Cet événement commercial est toujours lancé le vendredi après Thanksgiving, et se tiendra cette année le 29 novembre.

- Black Month -

"Aujourd’hui, le plus gros mois pour la consommation, c’est novembre" plutôt que décembre, abonde Marc Lolivier, délégué général de la Fédération du e-commerce et de la vente à distance (Fevad), qui juge auprès de l'AFP que ce phénomène "a cinq, six ans".

Evénement devenu phare de la vente en ligne, le Black Friday oblige les logisticiens à s'adapter pour faire face à l'afflux colossal de colis.

A titre d'exemple, en 2022, sur la semaine qui a suivi le Black Friday, La Poste avait livré 13,7 millions de colis. Elle en attend "16 millions en 2024", chiffre Jean-Yves Gras, le directeur général de Colissimo.

Certains entrepôts passent dès le mois de novembre "en trois-huit, sept jours sur sept, le dimanche et la nuit", comme à Cdiscount, décrit à l'AFP son PDG Thomas Métivier.

Les équipes sont massivement reforcées: Amazon recrute ainsi 8.000 saisonniers pour novembre-décembre.

Le défi est également technologique, comme pour Cdiscount, dont le site est visité par 10 millions de clients ce jour-là, contre 17 millions par mois en temps normal. "De loin la plus grosse journée de l’année en termes de trafic et d’achats", ce qui conduit les équipes à réaliser des crash-tests pour éprouver la robustesse de leur site internet, raconte M. Métivier.

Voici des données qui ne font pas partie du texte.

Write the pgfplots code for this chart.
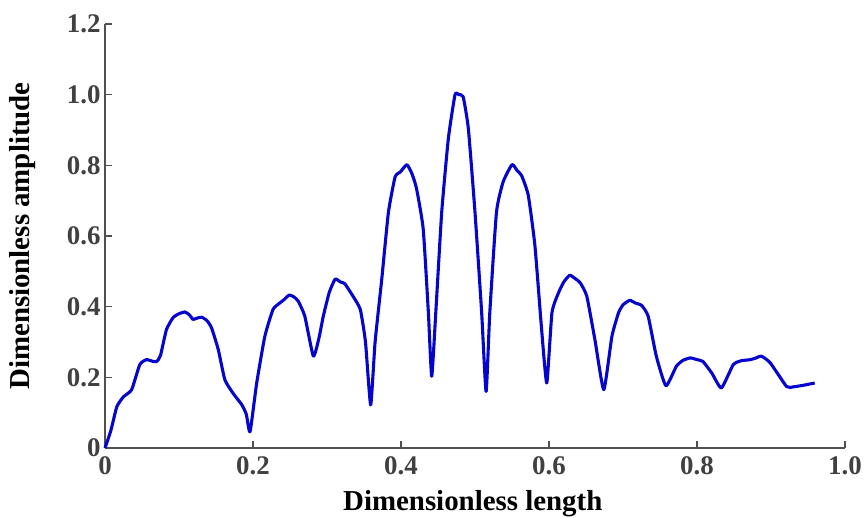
\documentclass[border=0pt]{standalone}
\usepackage{pgfplots}
\pgfplotsset{compat=1.18}
\usepackage{fontspec}
\setmainfont{Liberation Serif}
\definecolor{lineblue}{RGB}{5,5,205}
\definecolor{axgray}{RGB}{80,80,80}
\definecolor{tickgray}{RGB}{64,64,64}
\begin{document}
\begin{tikzpicture}
\path[use as bounding box] (-105bp,-70bp) rectangle (759bp,448bp);
\begin{axis}[
  at={(0,0)}, anchor=south west,
  scale only axis, width=740bp, height=424bp,
  xmin=0, xmax=1, ymin=0, ymax=1.2,
  axis lines=left,
  axis line style={-, axgray, line width=1.1bp},
  every tick/.style={axgray, line width=1.1bp},
  tick align=inside,
  major tick length=7bp,
  xtick={0,0.2,0.4,0.6,0.8,1.0},
  xticklabels={\textbf{0},\textbf{0.2},\textbf{0.4},\textbf{0.6},\textbf{0.8},\textbf{1.0}},
  ytick={0,0.2,0.4,0.6,0.8,1.0,1.2},
  yticklabels={\textbf{0},\textbf{0.2},\textbf{0.4},\textbf{0.6},\textbf{0.8},\textbf{1.0},\textbf{1.2}},
  tick label style={font=\fontsize{27}{30}\selectfont, text=tickgray},
  xticklabel style={yshift=-5bp},
  yticklabel style={xshift=-1bp},
  xlabel={\textbf{Dimensionless length}},
  ylabel={\textbf{Dimensionless amplitude}},
  every axis x label/.style={at={(axis description cs:0.497,-0.147)}, anchor=base, font=\fontsize{29}{33}\selectfont, text=black},
  every axis y label/.style={at={(axis description cs:-0.112,0.5)}, anchor=center, rotate=90, font=\fontsize{29}{33}\selectfont, text=black},
  clip=false,
]
\addplot[lineblue, line width=3.1bp, smooth, tension=0.3, line join=round] coordinates {
(0,0) (0.008,0.05) (0.016,0.117) (0.025,0.145) (0.036,0.165) (0.047,0.236)
(0.056,0.25) (0.065,0.245) (0.070,0.245) (0.075,0.262) (0.083,0.335) (0.092,0.369)
(0.100,0.38) (0.108,0.385) (0.114,0.377) (0.119,0.364) (0.125,0.368) (0.131,0.37)
(0.138,0.36) (0.144,0.34) (0.153,0.279) (0.162,0.193) (0.173,0.155) (0.185,0.122)
(0.191,0.095) (0.196,0.046) (0.205,0.184) (0.216,0.316) (0.227,0.392) (0.236,0.41)
(0.242,0.42) (0.249,0.433) (0.255,0.428) (0.261,0.416) (0.270,0.373) (0.2815,0.26)
(0.289,0.31) (0.295,0.373) (0.303,0.44) (0.311,0.478) (0.318,0.47) (0.324,0.465)
(0.335,0.43) (0.345,0.392) (0.352,0.3) (0.359,0.122) (0.365,0.3) (0.374,0.478)
(0.383,0.667) (0.392,0.767) (0.399,0.781) (0.408,0.802) (0.415,0.775) (0.421,0.734)
(0.430,0.62) (0.437,0.383) (0.4415,0.203) (0.447,0.383) (0.455,0.667) (0.464,0.876)
(0.473,1.0) (0.478,1.0) (0.484,0.994) (0.491,0.904) (0.500,0.667) (0.509,0.383)
(0.515,0.16) (0.520,0.383) (0.529,0.667) (0.538,0.753) (0.550,0.802) (0.557,0.785)
(0.563,0.771) (0.572,0.715) (0.581,0.572) (0.590,0.336) (0.597,0.184) (0.604,0.383)
(0.613,0.44) (0.620,0.47) (0.628,0.489) (0.635,0.48) (0.642,0.468) (0.651,0.43)
(0.662,0.307) (0.674,0.165) (0.685,0.316) (0.694,0.383) (0.700,0.405) (0.709,0.418)
(0.717,0.41) (0.725,0.404) (0.734,0.373) (0.745,0.26) (0.758,0.176) (0.772,0.231)
(0.781,0.248) (0.791,0.255) (0.800,0.25) (0.808,0.245) (0.820,0.212) (0.833,0.17)
(0.849,0.236) (0.860,0.247) (0.872,0.25) (0.880,0.255) (0.887,0.26) (0.899,0.241)
(0.921,0.174) (0.930,0.173) (0.945,0.178) (0.959,0.184)
};
\end{axis}
\end{tikzpicture}
\end{document}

Au fil des ans, le Black Friday est devenu une "Black Month", constate Quentin Benault, directeur général délégué de Mondial Relay, qui explique que les commerçants proposent des promotions dès le début du mois de novembre. Un soulagement pour les acteurs de l'e-commerce, car cela leur permet de lisser la charge logistique sur un mois plutôt qu'un seul jour.

- "Ça tue le commerce" -

Mais le Black Friday ne fait pas que des heureux. L’Union des Fabricants (Unifab), qui défend la propriété intellectuelle des industriels, alerte : cette période marquée par une profusion de colis en circulation "est une aubaine pour les contrefacteurs", leurs produits passant plus facilement entre les gouttes des contrôles.

"Plus de 8 millions de jeux et de jouets de contrefaçon ont été saisis par les douanes en 2023, la majorité au moment du Black Friday", rappelle sa directrice générale Delphine Sarfati-Sobreira à l'AFP.

Le Black Friday "tue la notion du commerce", déplore aussi Thibaut Ringo, directeur général d'Altermundi, un réseau de boutiques prônant une consommation responsable. "Le consommateur n’attend qu’une chose : qu'on fasse des remises mais nous, les commerçants indépendants, on ne peut pas s'aligner", se désole-t-il.

La Confédération des commerçants de France s'indigne, elle aussi, et met en garde contre des remises "pouvant être basées sur des prix de référence artificiels" et "des stocks spécifiques de moindre qualité proposés à prix cassés". Contre cette "concurrence déloyale", elle appelle à "mieux protéger [les] petits commerçants, qui font vivre [les différents] territoires".